• PROMPT:
The line containing "const yTicks = [-5, 0, 5, 10, 15, 20];" marks the end: extract everything from the first line of the data through that line, exactly, with no pictures.

• SUPPLIED DATA:
○ ○ ○ ○ ○ ○ ○

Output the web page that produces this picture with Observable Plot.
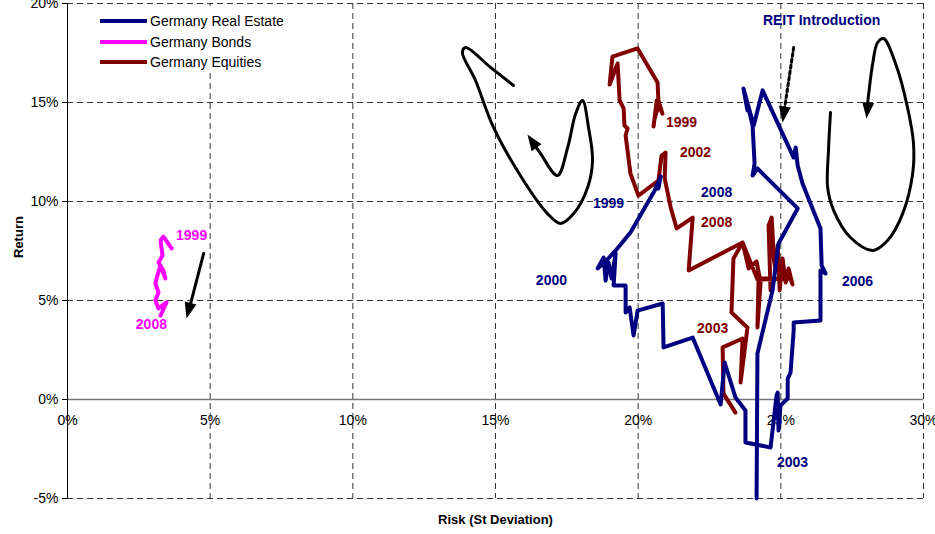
<!DOCTYPE html>
<html><head><meta charset="utf-8">
<script src="https://cdn.jsdelivr.net/npm/d3@7"></script>
<script src="https://cdn.jsdelivr.net/npm/@observablehq/plot@0.6"></script>
<style>
body{margin:0;background:#fff;font-family:"Liberation Sans",Arial,sans-serif;}
#wrap{position:relative;width:935px;height:534px;}
#legend{position:absolute;left:95px;top:6px;padding:5px 10px 0 5px;background:#fff;font-size:14px;color:#000;}
#legend .row{display:flex;align-items:center;height:20.5px;}
#legend .sw{width:47px;height:4px;margin-right:3px;}
</style></head><body>
<div id="wrap"><div id="legend"></div></div>
<script>
// ---- data (risk %, return %) ----
const seriesNames = ["Germany Real Estate", "Germany Bonds", "Germany Equities"];
const xTicks = [0, 5, 10, 15, 20, 25, 30];
const yTicks = [-5, 0, 5, 10, 15, 20];

const realEstate = [
  [20.71,10.66],[20.79,11.26],[20.58,10.56],[19.73,8.43],[19.21,7.53],[18.89,7.02],[18.58,6.62],
  [18.79,7.17],[18.86,6.01],[18.96,6.92],[19.07,6.11],[19.21,7.37],[19.14,5.76],[19.56,5.76],
  [19.56,4.39],[19.70,4.65],[19.84,3.23],[19.98,4.49],[20.86,4.85],[20.89,2.63],[21.91,3.13],
  [22.89,-0.25],[23.03,1.87],[23.41,0.10],[23.76,-0.56],[23.76,-2.17],[24.64,-2.42],[24.85,0.20],
  [24.89,0.35],[24.92,-1.57],[24.99,-0.30],[25.24,0.05],[25.24,1.06],[25.34,1.36],[25.45,3.48],
  [25.45,3.89],[26.39,3.99],[26.39,6.52],[26.57,6.36],[26.43,6.77],[26.39,8.64],[25.76,10.91],
  [25.59,11.82],[25.52,12.73],[25.45,12.22],[24.36,15.61],[24.05,13.84],[23.69,15.71],[23.83,14.60],
  [23.76,15.35],[24.01,13.84],[24.08,11.92],[24.01,11.31],[24.18,11.67],[25.59,9.65],[24.92,7.88],
  [24.71,5.51],[24.18,2.32],[24.15,-5.0]
];

const bonds = [
  [3.65,7.63],[3.36,8.23],[3.26,8.03],[3.33,7.27],[3.19,6.92],[3.36,6.52],[3.43,6.11],[3.26,6.77],
  [3.15,6.26],[3.08,5.86],[3.19,5.40],[3.08,5.00],[3.19,4.60],[3.47,4.90],[3.26,4.24]
];

const equities = [
  [20.54,13.79],[20.65,15.10],[20.58,14.19],[20.71,14.85],[20.85,14.44],[20.71,15.10],[20.68,16.01],
  [19.98,17.73],[19.10,17.32],[19.00,15.91],[19.28,16.97],[19.35,15.10],[19.49,14.70],[19.52,13.84],
  [19.63,13.69],[19.56,13.33],[19.73,11.41],[20.01,10.30],[20.71,11.06],[20.82,12.32],[20.96,12.47],
  [20.93,11.16],[21.14,9.70],[21.35,8.64],[21.91,9.19],[21.77,6.52],[23.66,7.93],
  [23.87,6.62],[24.15,6.97],[24.29,5.91],[24.18,3.64],[24.22,6.11],[24.68,6.11],[24.64,5.51],
  [24.57,8.79],[24.68,9.19],[24.75,7.27],[24.64,8.03],[24.82,6.52],[24.89,7.78],[24.96,5.51],
  [25.06,7.12],[25.17,5.91],[25.27,6.62],[25.41,5.81],[25.34,6.11],[24.18,6.06],[23.66,7.93],
  [23.34,7.12],[23.27,4.39],[23.83,3.64],[23.59,0.86],[23.66,3.08],[22.96,2.63],[22.99,0.30],[23.41,-0.66]
];

// year labels: [text, risk, return]
const realEstateLabels = [["1999",18.96,9.90],["2000",16.96,6.01],["2008",22.75,10.45],["2006",27.69,5.96],["2003",25.41,-3.18],["REIT Introduction",26.43,19.14]];
const bondLabels = [["1999",4.35,8.28],["2008",2.94,3.79]];
const equityLabels = [["1999",21.52,13.99],["2002",22.01,12.47],["2008",22.75,8.94],["2003",22.61,3.59]];

// hand-drawn annotation curves (risk %, return %)
const loopLeft = [
  [15.63,15.86],[14.83,16.77],[13.95,17.78],[13.84,17.53],[14.30,16.11],[14.93,13.74],[15.98,11.06],
  [16.82,9.39],[17.28,8.89],[17.74,9.39],[18.23,10.71],[18.40,12.07],[18.26,13.74],[18.05,15.10],
  [17.81,14.44],[17.53,12.73],[17.17,11.31],[16.58,12.42],[16.40,12.78]
];
const loopRight = [
  [26.74,14.49],[26.67,12.58],[26.64,10.71],[26.85,9.55],[27.44,8.18],[28.22,7.53],[28.74,8.03],
  [29.27,9.39],[29.62,11.41],[29.65,12.93],[29.44,14.75],[29.02,16.97],[28.60,18.23],[28.39,18.03],
  [28.22,16.97],[28.08,15.45],[28.04,14.95]
];
const reitArrow = [[25.45,17.78],[25.13,14.70]];
const bondArrow = [[4.77,7.37],[4.28,4.65]];
// arrow heads: [fromRisk, fromReturn, tipRisk, tipReturn]
const arrowHeads = [
  [16.58,12.42,16.12,13.38],
  [28.15,16.11,28.00,14.19],
  [25.45,17.78,25.06,13.99],
  [4.77,7.37,4.17,4.09]
];

// ---- chart ----
const W = 935, H = 534, ML = 67, MR = 12, MT = 3, MB = 36;
const xDomain = [0, 30], yDomain = [-5, 20];
const sx = Plot.scale({x: {domain: xDomain, range: [ML, W - MR]}});
const sy = Plot.scale({y: {domain: yDomain, range: [H - MB, MT]}});
const pts = a => a.map(([x, y]) => ({x, y}));
const lbls = a => a.map(([t, x, y]) => ({t, x, y}));
const heads = arrowHeads.map(([x0, y0, x1, y1]) => {
  const dx = sx.apply(x1) - sx.apply(x0), dy = sy.apply(y1) - sy.apply(y0);
  return {x: x1, y: y1, a: Math.atan2(dx, -dy) * 180 / Math.PI};
});
const colors = {re: "#000080", bo: "#FF00FF", eq: "#800000"};
const lineOpts = c => ({x: "x", y: "y", stroke: c, strokeWidth: 4, strokeLinejoin: "round", strokeLinecap: "round"});
const lblOpts = c => ({x: "x", y: "y", text: "t", fill: c, fontWeight: "bold", fontSize: 14});

const chart = Plot.plot({
  width: W, height: H, marginLeft: ML, marginRight: MR, marginTop: MT, marginBottom: MB,
  x: {domain: xDomain, axis: null},
  y: {domain: yDomain, axis: null},
  style: {fontFamily: "'Liberation Sans', Arial, sans-serif", fontSize: "14px", background: "white", overflow: "visible"},
  marks: [
    Plot.ruleY(yTicks.filter(d => d !== 0), {stroke: "#333", strokeDasharray: "6,4"}),
    Plot.ruleX(xTicks.filter(d => d !== 0), {stroke: "#333", strokeDasharray: "6,4"}),
    Plot.ruleY([0], {stroke: "#777", strokeWidth: 1.5}),
    Plot.ruleX([0], {stroke: "#000"}),
    Plot.axisY(yTicks, {tickSize: 5, tickPadding: 4, tickFormat: d => d + "%", fontSize: 14, label: null}),
    Plot.text(xTicks, {x: d => d, y: () => 0, dy: 21, text: d => d + "%", fontSize: 14}),
    Plot.text(["Risk (St Deviation)"], {frameAnchor: "bottom", dy: 25, fontWeight: "bold", fontSize: 13}),
    Plot.text(["Return"], {frameAnchor: "left", dx: -49, dy: 7, rotate: -90, fontWeight: "bold", fontSize: 13}),
    // annotations
    Plot.line(pts(loopLeft), {x: "x", y: "y", curve: "catmull-rom", stroke: "black", strokeWidth: 3}),
    Plot.line(pts(loopRight), {x: "x", y: "y", curve: "catmull-rom", stroke: "black", strokeWidth: 3}),
    Plot.line(pts(reitArrow), {x: "x", y: "y", stroke: "black", strokeWidth: 3, strokeDasharray: "3,3"}),
    Plot.line(pts(bondArrow), {x: "x", y: "y", stroke: "black", strokeWidth: 3}),
    Plot.vector(heads, {x: "x", y: "y", rotate: "a", length: 16, r: 6, shape: "spike", anchor: "end", fill: "black", stroke: "none"}),
    // series
    Plot.line(pts(equities), lineOpts(colors.eq)),
    Plot.line(pts(bonds), lineOpts(colors.bo)),
    Plot.line(pts(realEstate), lineOpts(colors.re)),
    // labels
    Plot.text(lbls(realEstateLabels), lblOpts(colors.re)),
    Plot.text(lbls(bondLabels), lblOpts(colors.bo)),
    Plot.text(lbls(equityLabels), lblOpts(colors.eq))
  ]
});
const wrap = document.getElementById("wrap");
wrap.insertBefore(chart, wrap.firstChild);

const legend = document.getElementById("legend");
[["re", 0], ["bo", 1], ["eq", 2]].forEach(([k, i]) => {
  const row = document.createElement("div");
  row.className = "row";
  row.innerHTML = `<span class="sw" style="background:${colors[k]}"></span><span>${seriesNames[i]}</span>`;
  legend.appendChild(row);
});
</script>
</body></html>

○ ○ ○ ○ ○ ○ ○

• SOLVED EXERCISE:
Output the web page that produces this picture with Observable Plot.
<!DOCTYPE html>
<html><head><meta charset="utf-8">
<script src="https://cdn.jsdelivr.net/npm/d3@7"></script>
<script src="https://cdn.jsdelivr.net/npm/@observablehq/plot@0.6"></script>
<style>
body{margin:0;background:#fff;font-family:"Liberation Sans",Arial,sans-serif;}
#wrap{position:relative;width:935px;height:534px;}
#legend{position:absolute;left:95px;top:6px;padding:5px 10px 0 5px;background:#fff;font-size:14px;color:#000;}
#legend .row{display:flex;align-items:center;height:20.5px;}
#legend .sw{width:47px;height:4px;margin-right:3px;}
</style></head><body>
<div id="wrap"><div id="legend"></div></div>
<script>
// ---- data (risk %, return %) ----
const seriesNames = ["Germany Real Estate", "Germany Bonds", "Germany Equities"];
const xTicks = [0, 5, 10, 15, 20, 25, 30];
const yTicks = [-5, 0, 5, 10, 15, 20];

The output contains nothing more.